Esta recomendação de Guterres surge cerca de duas semanas depois de o Secretário-Geral da ONU ter mantido pelo menos duas conversas telefónicas com o Presidente angolano, e depois de João Lourenço, na qualidade de presidente da Conferência Internacional para a Região dos Grandes Lagos (CIRGL) ter realizado em Luanda uma mini-Cimeira para debater o propor soluções para o conflito na RCA.
Esta mini-Cimeira de Luanda, que teve lugar a 29 de Janeiro, que vincou o apoio claro da sub-região ao Presidente Faustin-Archange Touadéra, reeleito a 27 de Dezembro, e que deve ser retomada, desta vez alargada a um maior número de Chefes de Estado, no início de Março, foi um ponto de viragem na abordagem à questão da instabilidade na RCA, tendo dela saído uma forte crítica às Nações Unidas por manterem, como sublinhou João Lourenço, um severo embargo de armas ao regime de Bangui quando os rebeldes se estão a rearmar diariamente sem quaisquer restrições.
Nesse encontro, que, para além de Faustin-Archange Touadéra, contou com a presença de Denis Sessou-Nguesso, e de enviados especiais de outros países e organismos sub-regionais, João Lourenço disse que a CIRGL, a que preside desde Novembro de 2020, iria manter a par e passo informadas a União Africana e as Nações Unidas sobre o desenrolar dos trabalhos que visam estabilizar a RCA.

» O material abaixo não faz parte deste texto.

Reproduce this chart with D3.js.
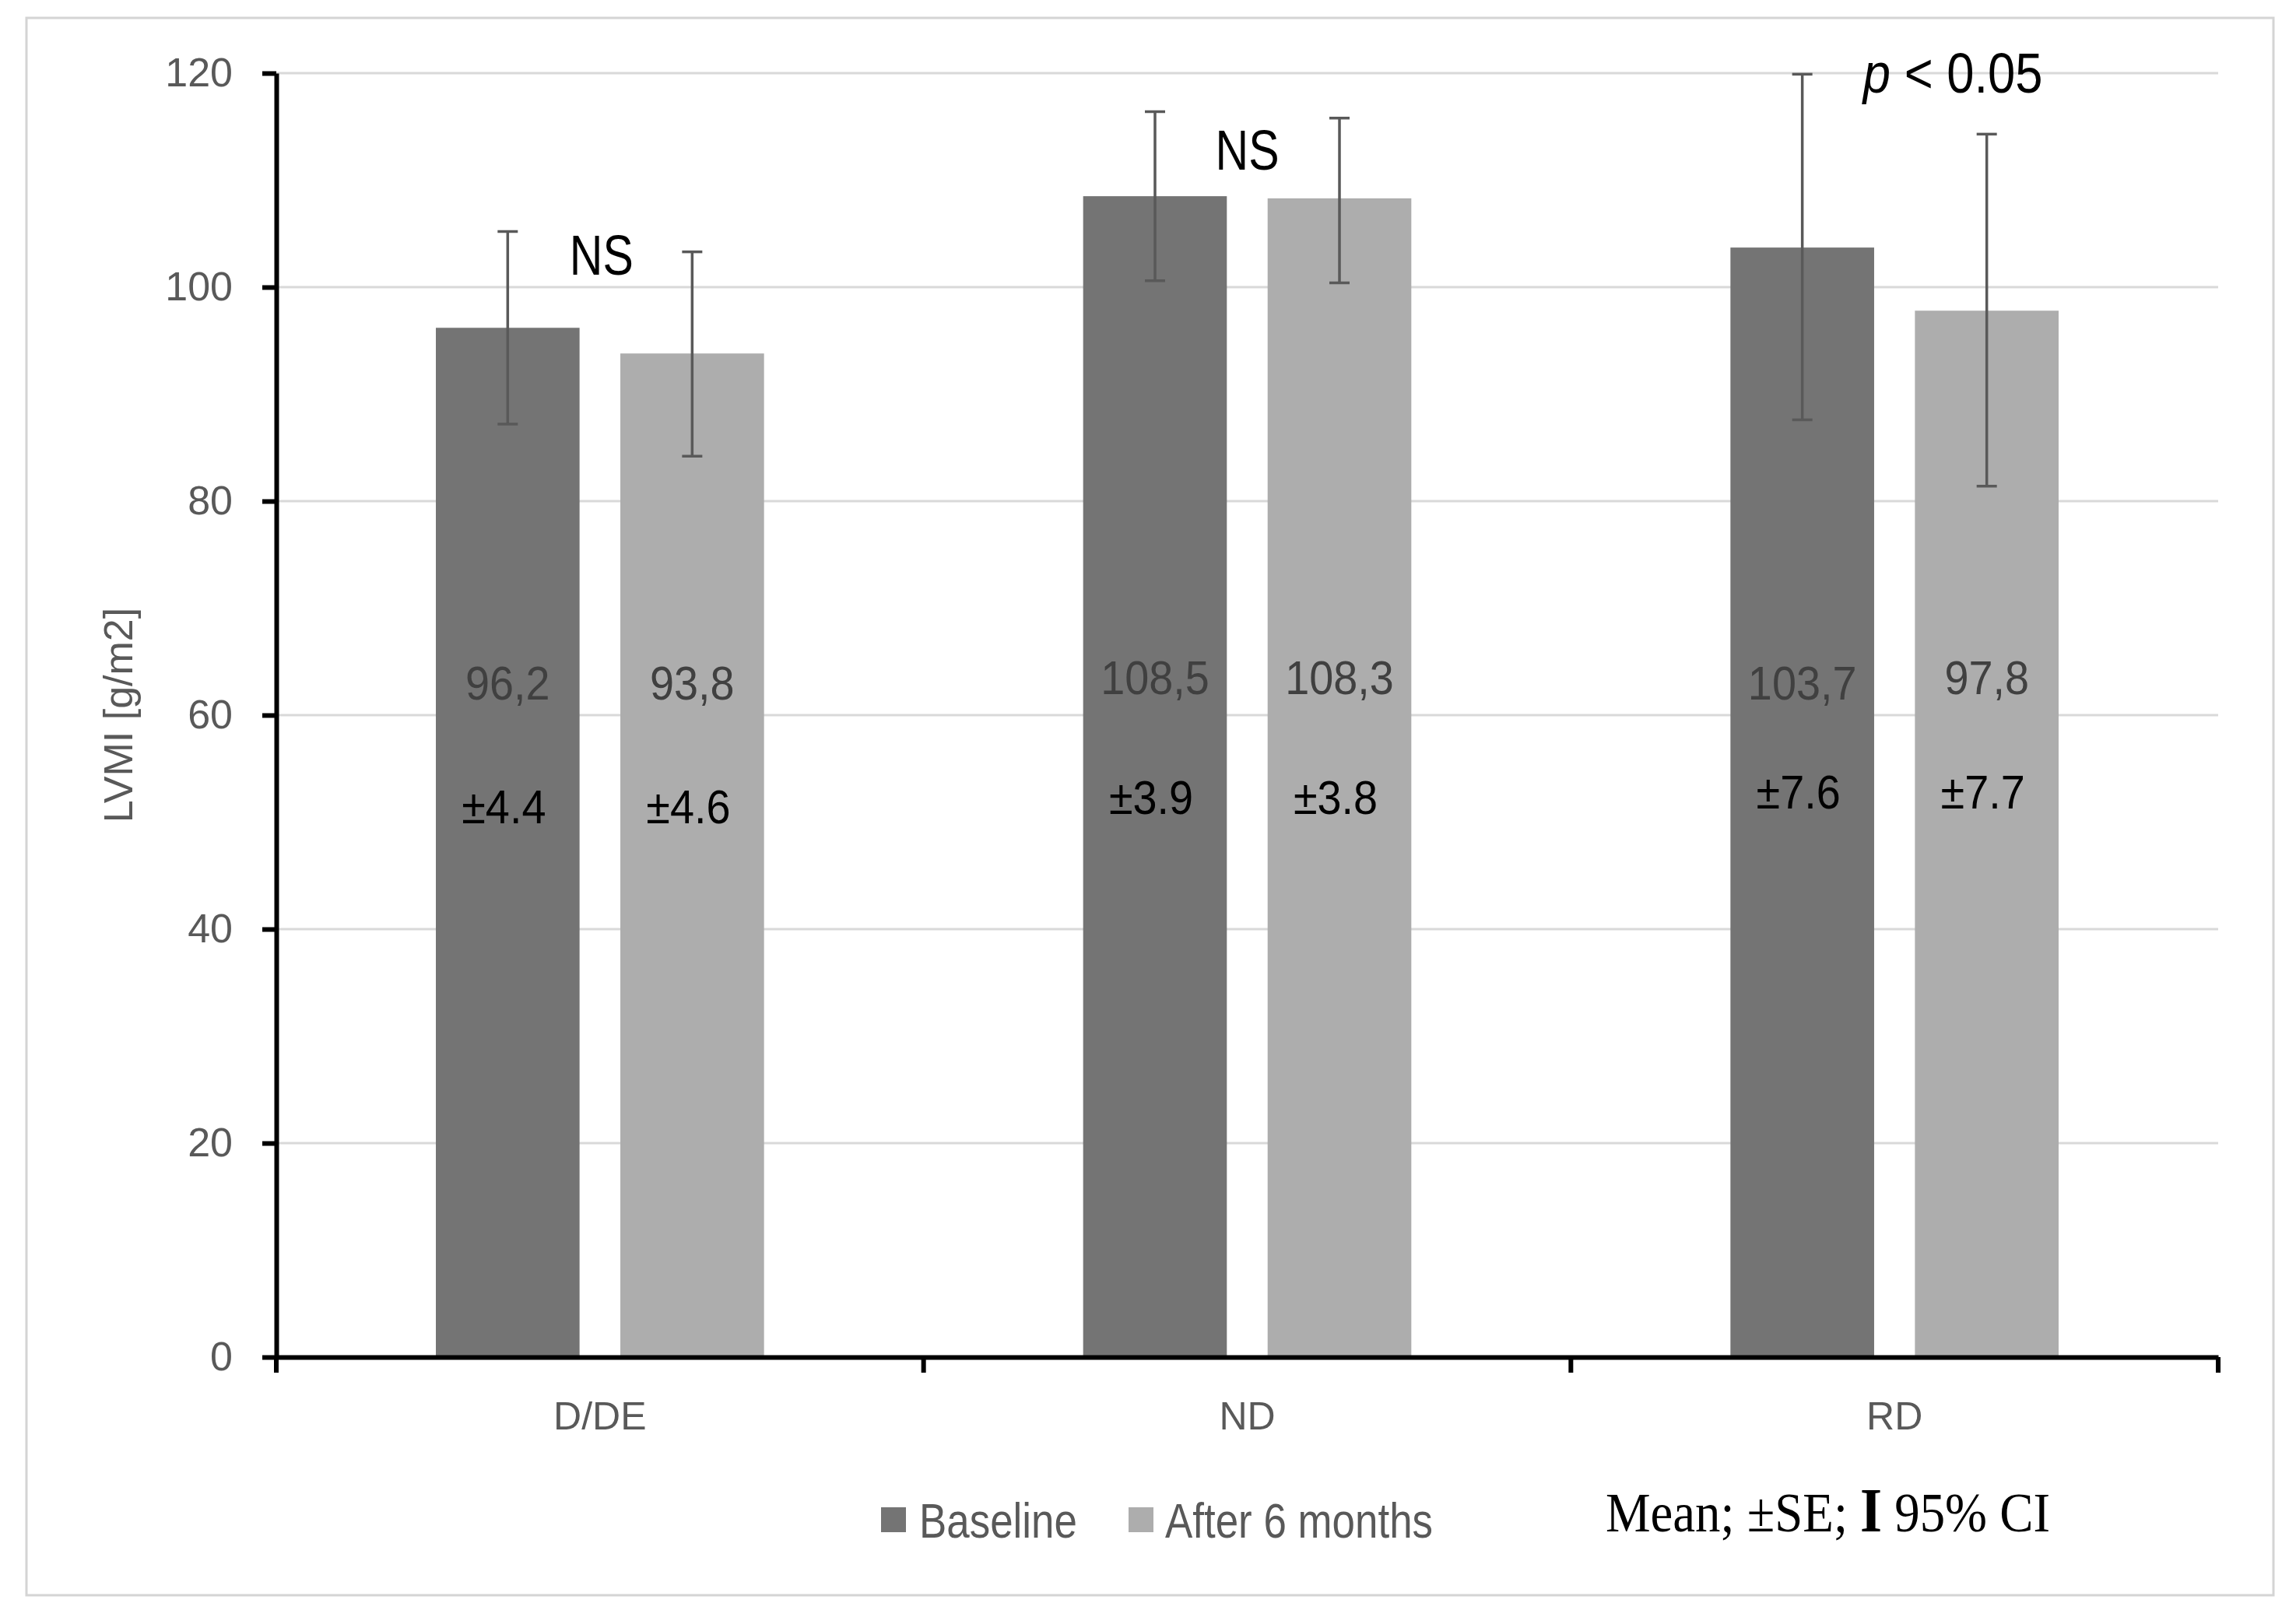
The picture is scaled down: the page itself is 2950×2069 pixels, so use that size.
<!DOCTYPE html>
<html><head><meta charset="utf-8">
<script src="https://cdn.jsdelivr.net/npm/d3@7"></script>
<style>body{margin:0;background:#fff}</style>
</head><body><svg id="c" width="2950" height="2069"></svg>
<script>
// ---- data ----
const categories = ["D/DE", "ND", "RD"];
const seriesNames = ["Baseline", "After 6 months"];
const baselineMean = [96.2, 108.5, 103.7];
const afterMean = [93.8, 108.3, 97.8];
const baselineSE = [4.4, 3.9, 7.6];
const afterSE = [4.6, 3.8, 7.7];
const baselineCILow = [87.2, 100.6, 87.6];
const baselineCIHigh = [105.2, 116.4, 119.9];
const afterCILow = [84.2, 100.4, 81.4];
const afterCIHigh = [103.3, 115.8, 114.3];
const yTicks = [0, 20, 40, 60, 80, 100, 120];
const significance = ["NS", "NS", "p < 0.05"];
const yTitle = "LVMI [g/m2]";

// ---- layout (annotation anchors in data units) ----
const meanLabelAt = [[63.05, 63.6, 63.05], [63.05, 63.6, 63.6]];
const seLabelAt = [[51.5, 52.4, 52.9], [51.5, 52.4, 52.9]];
const sigLabelAt = [103.05, 112.9, 120.1];
const sigOffsetX = [2, 0, 75];

const W = 2950, H = 2069;
const svg = d3.select("#c");
const colors = ["#747474", "#adadad"];
const sans = "'Liberation Sans', Arial, sans-serif";

svg.append("rect").attr("x", 34).attr("y", 23).attr("width", 2887).attr("height", 2027)
  .attr("fill", "none").attr("stroke", "#d4d4d4").attr("stroke-width", 3);

const x = d3.scaleBand().domain(categories).range([355, 2850]);
const y = d3.scaleLinear().domain([0, 120]).range([1744, 94]);
const bw = x.bandwidth();
const barW = 0.222 * bw, gap = 0.063 * bw;
const xs = d3.scaleBand().domain(seriesNames)
  .range([bw / 2 - barW - gap / 2, bw / 2 + barW + gap / 2])
  .paddingInner(gap / (barW + gap)).paddingOuter(0);

// gridlines
svg.append("g").selectAll("line").data(yTicks.filter(d => d > 0)).join("line")
  .attr("x1", 355).attr("x2", 2850).attr("y1", d => y(d)).attr("y2", d => y(d))
  .attr("stroke", "#d9d9d9").attr("stroke-width", 3);

const series = [
  { name: seriesNames[0], mean: baselineMean, se: baselineSE, lo: baselineCILow, hi: baselineCIHigh },
  { name: seriesNames[1], mean: afterMean, se: afterSE, lo: afterCILow, hi: afterCIHigh }
];
const flat = [];
series.forEach((s, si) => categories.forEach((c, ci) => flat.push({ si, ci, c, s: s.name, v: s.mean[ci], se: s.se[ci], lo: s.lo[ci], hi: s.hi[ci] })));
const cx = d => x(d.c) + xs(d.s) + xs.bandwidth() / 2;

// bars
svg.append("g").selectAll("rect").data(flat).join("rect")
  .attr("x", d => x(d.c) + xs(d.s)).attr("width", xs.bandwidth())
  .attr("y", d => y(d.v)).attr("height", d => y(0) - y(d.v))
  .attr("fill", d => colors[d.si]);

// error bars
const eb = svg.append("g").attr("stroke", "#595959").attr("stroke-width", 3.5);
eb.selectAll("line.v").data(flat).join("line").attr("class", "v")
  .attr("x1", cx).attr("x2", cx).attr("y1", d => y(d.lo)).attr("y2", d => y(d.hi));
eb.selectAll("line.t").data(flat).join("line").attr("class", "t")
  .attr("x1", d => cx(d) - 13).attr("x2", d => cx(d) + 13).attr("y1", d => y(d.hi)).attr("y2", d => y(d.hi));
eb.selectAll("line.b").data(flat).join("line").attr("class", "b")
  .attr("x1", d => cx(d) - 13).attr("x2", d => cx(d) + 13).attr("y1", d => y(d.lo)).attr("y2", d => y(d.lo));

// axes
const yAxis = svg.append("g").attr("transform", "translate(355,0)")
  .call(d3.axisLeft(y).tickValues(yTicks).tickSize(18).tickSizeOuter(0).tickPadding(38));
yAxis.select(".domain").attr("stroke", "#000").attr("stroke-width", 6);
yAxis.selectAll(".tick line").attr("stroke", "#000").attr("stroke-width", 6);
yAxis.selectAll(".tick text").attr("fill", "#595959").style("font-family", sans).style("font-size", "52px");

const xAxis = svg.append("g").attr("transform", `translate(0,${y(0)})`)
  .call(d3.axisBottom(x).tickSize(0).tickSizeOuter(0).tickPadding(57));
xAxis.select(".domain").attr("stroke", "#000").attr("stroke-width", 6);
xAxis.selectAll(".tick text").attr("fill", "#595959").style("font-family", sans).style("font-size", "50px");
const bounds = categories.map(c => x(c)).concat([x.range()[1]]);
svg.append("g").selectAll("line").data(bounds).join("line")
  .attr("x1", d => d).attr("x2", d => d).attr("y1", y(0)).attr("y2", y(0) + 20)
  .attr("stroke", "#000").attr("stroke-width", 6);

// y title
svg.append("text").attr("transform", `translate(170,${(y(0) + y(120)) / 2}) rotate(-90)`)
  .attr("text-anchor", "middle").attr("fill", "#595959")
  .style("font-family", sans).style("font-size", "52px").text(yTitle);

// narrow text helper
function narrow(g, px, py, txt, size, fill, anchor, sx) {
  return g.append("text").attr("transform", `translate(${px},${py + 0.36 * size}) scale(${sx || 0.82},1)`)
    .attr("text-anchor", anchor || "middle").attr("fill", fill)
    .style("font-family", sans).style("font-size", size + "px").text(txt);
}
const lab = svg.append("g");
const fmtMean = v => d3.format(".1f")(v).replace(".", ",");
flat.forEach(d => {
  narrow(lab, cx(d), y(meanLabelAt[d.si][d.ci]), fmtMean(d.v), 62, "#404040", "middle", 0.9);
  narrow(lab, cx(d) - 5, y(seLabelAt[d.si][d.ci]), "±" + d3.format(".1f")(d.se), 62, "#000", "middle", 0.9);
});
categories.forEach((c, i) => {
  const px = x(c) + bw / 2 + sigOffsetX[i], py = y(sigLabelAt[i]);
  if (significance[i].startsWith("p")) {
    const t = narrow(lab, px, py, "", 72, "#000", "middle", 0.88);
    t.append("tspan").style("font-style", "italic").text("p");
    t.append("tspan").text(significance[i].slice(1));
  } else {
    narrow(lab, px, py, significance[i], 72, "#000");
  }
});

// legend
const leg = svg.append("g");
const legX = [1132, 1450], legTextX = [1181, 1497], legY = 1953;
seriesNames.forEach((n, i) => {
  leg.append("rect").attr("x", legX[i]).attr("y", legY - 16).attr("width", 32).attr("height", 32).attr("fill", colors[i]);
  narrow(leg, legTextX[i], legY, n, 63, "#595959", "start", 0.84);
});
const note = svg.append("text").attr("transform", `translate(2063,1968) scale(0.9,1)`)
  .attr("fill", "#000").style("font-family", "'Liberation Serif', 'Times New Roman', serif").style("font-size", "72px");
note.append("tspan").text("Mean; ±SE; ");
note.append("tspan").style("font-weight", "bold").style("font-size", "80px").text("I");
note.append("tspan").text(" 95% CI");
</script></body></html>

E, nos dias seguintes, manteve, pelo menos, duas conversas telefónicas com o Secretário-Geral da ONU, com quem trocou ideias sobre a melhor forma de ultrapassar os imbróglios na RCA, especialmente a fragilidade das forças leais a Faustin-Archange Touadéra por força do embargo de armas que, naturalmente, teve como seguimento esta decisão de Guterres em aumentar a capacidade militar da MINUSCA, a missão da ONU para a RCA, em 3.700 militares e material militar reforçado, como consta de um relatório emitido ao Conselho de Segurança.
Um dos problemas que este reforço poderá enfrentar é que a Rússia e a França são as duas potências de fora do continente africano que mostram ter particulares, e opostos, interesses na RCA, país especialmente rico em recursos naturais, incluindo, para além dos diamantes e do ouro, outros elementos importantes para a moderna industrialização, como cobalto, coltão, entre outros.
Há mesmo quem veja nesta disputa por influência em Bangui entre Moscovo e Paris numa nova "Guerra Fria" em África, à qual Luanda não está alheia, visto que existem fortes laços de cooperação entre a RCA e Angola, como o demonstram as múltiplas visitas que Faustin-Archange Touadéra fez à capital angolana nos últimos dois anos, e os conhecidos planos de apoio angolano ao sector mineiro daquele país da África Central.
No documento emitido por Guterres ao Conselho de Segurança da ONU, é pedido um reforço de 2.750 militares e 950 polícias para reforçar a MINUSCA, o que elevará para quase 18 mil os seus elementos, que estão ali com capacidade de reacção armada face aos persistentes ataques dos rebeldes.
Rebeldes estes que estão a ser apoiados e financiados por interesses próximos do antigo Presidente, François Bozizé, depois deste ter sido impedido de se candidatar nas eleições gerais de 27 de Dezembro do ano passado, pelo Tribunal Constitucional local.
A RCA, que conta com a segunda maior missão de paz da ONU em África, a seguir à da RDC, é o principal foco actual da sub-região dos Grandes Lagos, onde confluem interesses diversificados, embora esteja já claro que Luanda está ao lado de Touadéra, tal como a Rússia e o Ruanda, que, ao abrigo de acordos bilaterais, enviaram tropas para Bangui para reforçar o poder de fogo do Estado que apenas controla cerca de um terço do território, estando o resto deste nas mãos dos rebeldes, que cercam Bangui há vários meses, levando a ameaça da fome a milhares de pessoas.